WOODFORD COUNTY, ILLINOIS: A 9-year-old boy from Illinois who has been accused of murder after the death of several family members is set to be evaluated by a childhood trauma expert, NY Daily News reported. It is to determine whether the child, who has been charged with five counts of murder, is fit to stand trial.
“Based on my interaction and conversation with (the boy), as well as his age, I have a bona fide doubt as to his fitness to stand trial,” his attorney, Peter Dluski, wrote in a motion filed in Woodford County. The boy was allegedly responsible for setting a fire in the family's mobile home at Timberline Mobile Home Park on April 6. Most of his family members were wiped out while they were asleep. Only his mother Katie and he made it out alive. He was charged in October.
Daeman Wall,2, and Ariel Wall,1, who were the suspect's half-siblings, Kathryn Murphy, 69, their grandmother, Jason Wall, 34, Katie's fiance and her niece Rose Wall,2, died in the fire. The investigation has not revealed how the fire started.
The boy is also charged with three counts of arson and prosecutors say he set it on purpose. The judge in the case, Charles Feeney, questioned the need to hire an outside expert for a fitness examination when the court has typically used a doctor from the University of Illinois in the past. But Feeney ultimately approved Dluski’s request, along with a request for a private investigator to interview witnesses as Dluski prepared the boy’s defense.
His mother, who has lost custody of him, had said earlier in October that she didn't think he was a "monster". He is currently staying with relatives, as a suspect under the age of 10 cannot be detained under state law. On CBS This Morning, she said, "Everyone is looking at him like he's some kind of monster, but that's not who he is. People make mistakes, and that's what this is.
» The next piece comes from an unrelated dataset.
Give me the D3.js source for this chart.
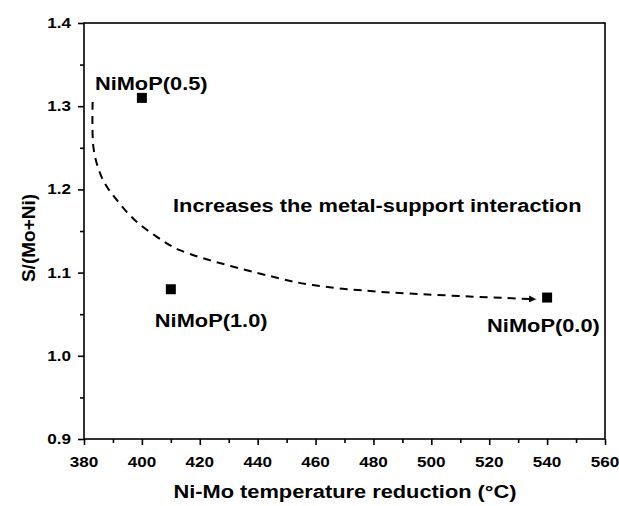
<!DOCTYPE html>
<html>
<head>
<meta charset="utf-8">
<script src="https://cdn.jsdelivr.net/npm/d3@7"></script>
<style>
  html, body { margin: 0; padding: 0; background: #fff; }
  text { font-family: "Liberation Sans", Arial, sans-serif; font-weight: bold; fill: #000; }
</style>
</head>
<body>
<svg id="chart" width="619" height="506"></svg>
<script>
// Samples: reduction temperature (°C) vs S/(Mo+Ni) ratio
const samples = ["NiMoP(0.5)", "NiMoP(1.0)", "NiMoP(0.0)"];
const temperature = [400, 410, 540];
const ratio = [1.31, 1.08, 1.07];

// Guide curve (trend arrow) through the plot
const trendX = [383.0, 383.4, 386.6, 391.4, 397.6, 405.2, 413.1, 447.6, 459.0, 482.1, 536.2];
const trendY = [1.305, 1.247, 1.211, 1.187, 1.163, 1.143, 1.127, 1.093, 1.085, 1.077, 1.068];

const xTicks = [380, 400, 420, 440, 460, 480, 500, 520, 540, 560];
const yTicks = [0.9, 1.0, 1.1, 1.2, 1.3, 1.4];
const xMinor = [390, 410, 430, 450, 470, 490, 510, 530, 550];
const yMinor = [0.95, 1.05, 1.15, 1.25, 1.35];

const annotation = "Increases the metal-support interaction";

// Horizontal stretch applied to upright text (wide bold face)
const SX = 1.18;

const svg = d3.select("#chart");
const m = { left: 84, right: 605, top: 23, bottom: 439 };

const x = d3.scaleLinear().domain([380, 560]).range([m.left, m.right]);
const y = d3.scaleLinear().domain([0.9, 1.4]).range([m.bottom, m.top]);

// Frame
svg.append("rect")
  .attr("x", m.left).attr("y", m.top)
  .attr("width", m.right - m.left).attr("height", m.bottom - m.top)
  .attr("fill", "none").attr("stroke", "#000").attr("stroke-width", 1.6);

// Axis tick marks (labels drawn separately below)
const groups = [
  svg.append("g").attr("transform", `translate(0,${m.bottom})`)
    .call(d3.axisBottom(x).tickValues(xTicks).tickFormat("").tickSize(6)),
  svg.append("g").attr("transform", `translate(0,${m.bottom})`)
    .call(d3.axisBottom(x).tickValues(xMinor).tickFormat("").tickSize(4)),
  svg.append("g").attr("transform", `translate(${m.left},0)`)
    .call(d3.axisLeft(y).tickValues(yTicks).tickFormat("").tickSize(6)),
  svg.append("g").attr("transform", `translate(${m.left},0)`)
    .call(d3.axisLeft(y).tickValues(yMinor).tickFormat("").tickSize(4))
];
groups.forEach(g => {
  g.select(".domain").remove();
  g.selectAll("line").attr("stroke", "#000").attr("stroke-width", 1.6);
});

// Tick labels
svg.selectAll("text.xt").data(xTicks).enter().append("text")
  .attr("class", "xt")
  .attr("transform", d => `translate(${x(d)},467) scale(${SX},1)`)
  .attr("text-anchor", "middle").style("font-size", "14.5px")
  .text(d3.format("d"));
svg.selectAll("text.yt").data(yTicks).enter().append("text")
  .attr("class", "yt")
  .attr("transform", d => `translate(71,${y(d) + 5}) scale(${SX},1)`)
  .attr("text-anchor", "end").style("font-size", "14.5px")
  .text(d3.format(".1f"));

// Axis titles
svg.append("text")
  .attr("transform", `translate(${(m.left + m.right) / 2 + 0.5},498) scale(${SX},1)`)
  .attr("text-anchor", "middle").style("font-size", "18.5px")
  .text("Ni-Mo temperature reduction (°C)");
svg.append("text")
  .attr("transform", `translate(35,238) rotate(-90)`)
  .attr("text-anchor", "middle").style("font-size", "19px")
  .text("S/(Mo+Ni)");

// Arrowhead marker
svg.append("defs").append("marker")
  .attr("id", "arrow").attr("viewBox", "0 0 10 10")
  .attr("refX", 10).attr("refY", 5)
  .attr("markerWidth", 10).attr("markerHeight", 7)
  .attr("markerUnits", "userSpaceOnUse")
  .attr("orient", "auto")
  .append("path").attr("d", "M0,0 L10,5 L0,10 Z").attr("fill", "#000");

// Dashed trend curve
const trend = trendX.map((d, i) => [d, trendY[i]]);
svg.append("path")
  .datum(trend)
  .attr("d", d3.line().x(d => x(d[0])).y(d => y(d[1])).curve(d3.curveCatmullRom.alpha(0.5)))
  .attr("fill", "none").attr("stroke", "#000").attr("stroke-width", 2)
  .attr("stroke-dasharray", "8,6")
  .attr("marker-end", "url(#arrow)");

// Data points
const pts = samples.map((s, i) => ({ s, t: temperature[i], r: ratio[i] }));
svg.selectAll("rect.pt").data(pts).enter().append("rect")
  .attr("class", "pt")
  .attr("x", d => x(d.t) - 5).attr("y", d => y(d.r) - 5)
  .attr("width", 10).attr("height", 10).attr("fill", "#000");

// Point labels
const labelOffset = { "NiMoP(0.5)": [-47, -8], "NiMoP(1.0)": [-16, 38], "NiMoP(0.0)": [-60, 34] };
svg.selectAll("text.lbl").data(pts).enter().append("text")
  .attr("class", "lbl")
  .attr("transform", d => `translate(${x(d.t) + labelOffset[d.s][0]},${y(d.r) + labelOffset[d.s][1]}) scale(${SX},1)`)
  .style("font-size", "18.5px")
  .text(d => d.s);

// Annotation
svg.append("text")
  .attr("transform", `translate(173,212) scale(${SX},1)`)
  .style("font-size", "18.5px")
  .text(annotation);
</script>
</body>
</html>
Yes, it was a horrible tragedy, but it's still not something to throw his life away over."
She had also revealed that the boy had in the past shown interest in lighters and fire, adding that he was recently diagnosed with schizophrenia, bipolar disorder, and ADHD. However, her sister Samantha Alwood, who lost her daughter Rose in the fire was not as understanding and wanted her nephew to be sent to juvenile detention and later to jail for his actions when he comes of age. "Because at the end of the day, whether he meant to or not, he knew what fire did," Samantha said.